Canada finished the game with 25 personal fouls to Serbia's 22.
"We just didn't guard anybody, and if you don't guard anybody at any level, you don't get to win," said Fernandez about his team's defensive performance. "That's what we have to learn for the next game, we have to defend and we have to do it as a team. If we do that, we give ourselves a chance."
Barrett said he and his teammates have a clear goal.
"We gotta leave here with a medal," he said.
Fernandez offered a larger view about Canada's growth as a basketball program, and what a medal would mean to players and fans.

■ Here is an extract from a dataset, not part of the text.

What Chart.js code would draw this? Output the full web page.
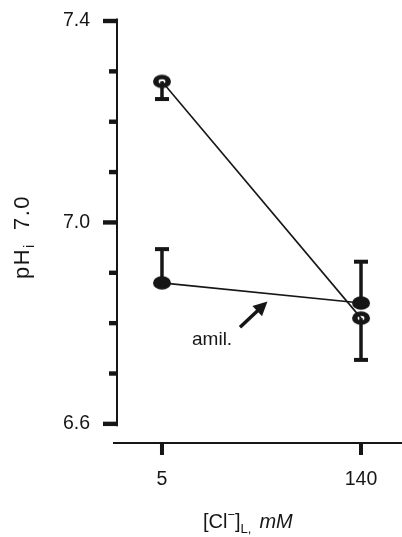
<!DOCTYPE html>
<html><head><meta charset="utf-8">
<script src="https://cdn.jsdelivr.net/npm/chart.js@4/dist/chart.umd.min.js"></script>
<style>html,body{margin:0;padding:0;background:#fff}#wrap{width:402px;height:537px}</style>
</head><body><div id="wrap"><canvas id="c" width="402" height="537"></canvas></div>
<script>
// ---- data ----
const categories = ['5', '140'];          // [Cl-]L, mM
const xPositions = [0, 1];
const controlValues = [7.28, 6.81];       // open circles
const controlSE = [0.035, 0.083];         // drawn downward
const amilValues = [6.88, 6.84];          // filled circles (amiloride)
const amilSE = [0.067, 0.082];            // drawn upward
const yTickValues = [6.6, 6.7, 6.8, 6.9, 7.0, 7.1, 7.2, 7.3, 7.4];
const yTickLabels = ['6.6', '7.0', '7.4'];
const amilLabel = 'amil.';

const INK = '#161616';
const FONT = '"Liberation Sans", Arial, Helvetica, sans-serif';

function makeMarker(filled) {
  const c = document.createElement('canvas');
  c.width = 20; c.height = 16;
  const g = c.getContext('2d');
  g.fillStyle = INK;
  g.beginPath(); g.ellipse(10, 8, 9, 6.8, 0, 0, Math.PI * 2); g.fill();
  if (!filled) {
    g.globalCompositeOperation = 'destination-out';
    g.beginPath(); g.ellipse(10, 8, 3.4, 2.2, 0, 0, Math.PI * 2); g.fill();
  }
  return c;
}

const decor = {
  id: 'decor',
  beforeDatasetsDraw(chart) {
    const { ctx, chartArea: a, scales: { x, y } } = chart;
    ctx.save();
    ctx.strokeStyle = INK; ctx.fillStyle = INK;
    // y axis line
    ctx.lineWidth = 2;
    ctx.beginPath();
    ctx.moveTo(a.left, y.getPixelForValue(7.4) - 2.5);
    ctx.lineTo(a.left, y.getPixelForValue(6.6) + 2.5);
    ctx.stroke();
    // y ticks
    yTickValues.forEach(v => {
      const py = y.getPixelForValue(v);
      const len = yTickLabels.includes(v.toFixed(1)) ? 14 : 8;
      ctx.fillRect(a.left - len, py - 2.2, len, 4.4);
    });
    // x axis line
    ctx.lineWidth = 2;
    ctx.beginPath();
    ctx.moveTo(a.left - 4, a.bottom);
    ctx.lineTo(chart.width, a.bottom);
    ctx.stroke();
    // x ticks
    xPositions.forEach(v => {
      const px = x.getPixelForValue(v);
      ctx.fillRect(px - 2, a.bottom, 4, 12);
    });
    // error bars
    const bars = (vals, se, dir) => {
      vals.forEach((v, i) => {
        const px = x.getPixelForValue(xPositions[i]);
        const p0 = y.getPixelForValue(v);
        const p1 = y.getPixelForValue(v + dir * se[i]);
        ctx.lineWidth = 3.5;
        ctx.beginPath(); ctx.moveTo(px, p0); ctx.lineTo(px, p1); ctx.stroke();
        ctx.lineWidth = 4;
        ctx.beginPath(); ctx.moveTo(px - 7, p1); ctx.lineTo(px + 7, p1); ctx.stroke();
      });
    };
    bars(controlValues, controlSE, -1);
    bars(amilValues, amilSE, 1);
    ctx.restore();
  },
  afterDatasetsDraw(chart) {
    const { ctx, scales: { x, y } } = chart;
    ctx.save();
    ctx.fillStyle = INK; ctx.strokeStyle = INK;
    // arrow
    const tx = x.getPixelForValue(0.392), ty = y.getPixelForValue(6.792);
    const hx = x.getPixelForValue(0.53), hy = y.getPixelForValue(6.843);
    const ang = Math.atan2(hy - ty, hx - tx);
    const hl = 14, hw = 7;
    const bx = hx - hl * Math.cos(ang), by = hy - hl * Math.sin(ang);
    ctx.lineWidth = 3.5;
    ctx.beginPath(); ctx.moveTo(tx, ty); ctx.lineTo(bx + 3 * Math.cos(ang), by + 3 * Math.sin(ang)); ctx.stroke();
    ctx.beginPath();
    ctx.moveTo(hx, hy);
    ctx.lineTo(bx + hw * Math.sin(ang), by - hw * Math.cos(ang));
    ctx.lineTo(bx - hw * Math.sin(ang), by + hw * Math.cos(ang));
    ctx.closePath(); ctx.fill();
    // amil. label
    ctx.font = '19px ' + FONT;
    ctx.textBaseline = 'alphabetic';
    ctx.fillText(amilLabel, x.getPixelForValue(0.151), y.getPixelForValue(6.757));

    // x title
    let cx = 203; const by0 = 528;
    const put = (t, f, dy) => { ctx.font = f; ctx.fillText(t, cx, by0 + dy); cx += ctx.measureText(t).width; };
    put('[Cl', '20px ' + FONT, 0);
    put('\u2212', '13px ' + FONT, -9);
    put(']', '20px ' + FONT, 0);
    put('L,', '13px ' + FONT, 5);
    cx += 8;
    put('mM', 'italic 20px ' + FONT, 0);

    // y title (rotated)
    ctx.translate(29, 279);
    ctx.rotate(-Math.PI / 2);
    if ('letterSpacing' in ctx) ctx.letterSpacing = '1.5px';
    let rx = 0;
    const putR = (t, f, dy) => { ctx.font = f; ctx.fillText(t, rx, dy); rx += ctx.measureText(t).width; };
    putR('pH', '22px ' + FONT, 0);
    putR('i', '14px ' + FONT, 5);
    rx = 49;
    putR('7.0', '22px ' + FONT, 0);
    ctx.restore();
  }
};

const ctrlPts = controlValues.map((v, i) => ({ x: xPositions[i], y: v }));
const amilPts = amilValues.map((v, i) => ({ x: xPositions[i], y: v }));
const noPad = s => { s.paddingTop = 0; s.paddingBottom = 0; s.paddingLeft = 0; s.paddingRight = 0; };

new Chart(document.getElementById('c'), {
  type: 'line',
  data: {
    datasets: [
      { label: 'control', data: ctrlPts, borderColor: INK, borderWidth: 1.6,
        pointStyle: makeMarker(false), pointRadius: 9, pointHoverRadius: 9, fill: false, tension: 0 },
      { label: 'amiloride', data: amilPts, borderColor: INK, borderWidth: 1.6,
        pointStyle: makeMarker(true), pointRadius: 9, pointHoverRadius: 9, fill: false, tension: 0 }
    ]
  },
  options: {
    responsive: false, animation: false, devicePixelRatio: 1,
    layout: { autoPadding: false, padding: { top: 21, left: 0, right: 0, bottom: 0 } },
    plugins: { legend: { display: false }, tooltip: { enabled: false } },
    scales: {
      x: {
        type: 'linear', position: 'bottom', min: -0.226, max: 1.206,
        grid: { display: false, drawTicks: false }, border: { display: false },
        afterBuildTicks: s => { s.ticks = xPositions.map(v => ({ value: v })); },
        afterFit: s => { s.height = 94; noPad(s); },
        ticks: { callback: v => categories[xPositions.indexOf(v)], color: INK,
                 font: { family: FONT, size: 19.5 }, padding: 25, maxRotation: 0, autoSkip: false }
      },
      y: {
        type: 'linear', min: 6.562, max: 7.4,
        grid: { display: false, drawTicks: false }, border: { display: false },
        afterBuildTicks: s => { s.ticks = yTickValues.map(v => ({ value: v })); },
        afterFit: s => { s.width = 117; noPad(s); },
        ticks: { callback: v => yTickLabels.includes(Number(v).toFixed(1)) ? Number(v).toFixed(1) : '',
                 color: INK, font: { family: FONT, size: 19.5 }, padding: 27, autoSkip: false }
      }
    }
  },
  plugins: [decor]
});
</script></body></html>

"It means the world for our people at home, for these guys here … just to go back home with a medal is a great accomplishment. None of these guys have been in that position," he said. "To win it, it means we fought for something but we know that we can still be better. We want to leave this tournament hungry and thirsty, and build this program all the way to the top."
Both Canada and the United States have struggled playing against teams more experienced at the FIBA level and its style of play.
"One of the things you know I've always preached about is you can have all the talent in the world, but you got to have experience at the FIBA level," said former Canadian head coach and player Leo Rautins.
Rautins pointed out several differences NBA players face when playing at the FIBA level, including refereeing.
"The officiating is different. The officiating can be crazily inconsistent. There's bias, there's inconsistency, there's just bad officiating sometimes. And what happens is the international players handle that. NBA players don't."
The difference between the NBA and FIBA style of play could also prove beneficial to the Canadians, Rautins added.
"I know this sounds crazy, but I always felt that we always matched up best with the U.S. simply because we were both playing a North American game," he said with a laugh. "It's a favourable game where both teams, I think, will feel more comfortable playing against each other than they will against international teams."
United States point guard Jalen Brunson, who finished with 15 points and seven assists in Friday's 113-111 upset loss to German, was succinct in his assessment of his performance, calling it "terrible. Plain and simple."
The New York Knicks star acknowledged the pressure he and his teammates face entering international competitions.
"We're expected to win year in and year out. We're expected to win because of the history USA Basketball has had," Brunson said. "I think for us, we didn't come ready to play from the start."
He added that the team would use the loss as fuel in the bronze-medal match against Canada.
There's been only one instance — 1963 and 1967 — when the Americans failed to medal in consecutive World Cups, adding to the pressure.
The U.S. was seventh at the World Cup four years ago
Rautins agreed with Brunson's assessment, and said he views it as something Canada can use in preparing for the bronze-medal tilt.
"Every time the United States steps on the floor, the pressure is immense. The expectation is you're going to win gold every time you step on the floor," he said.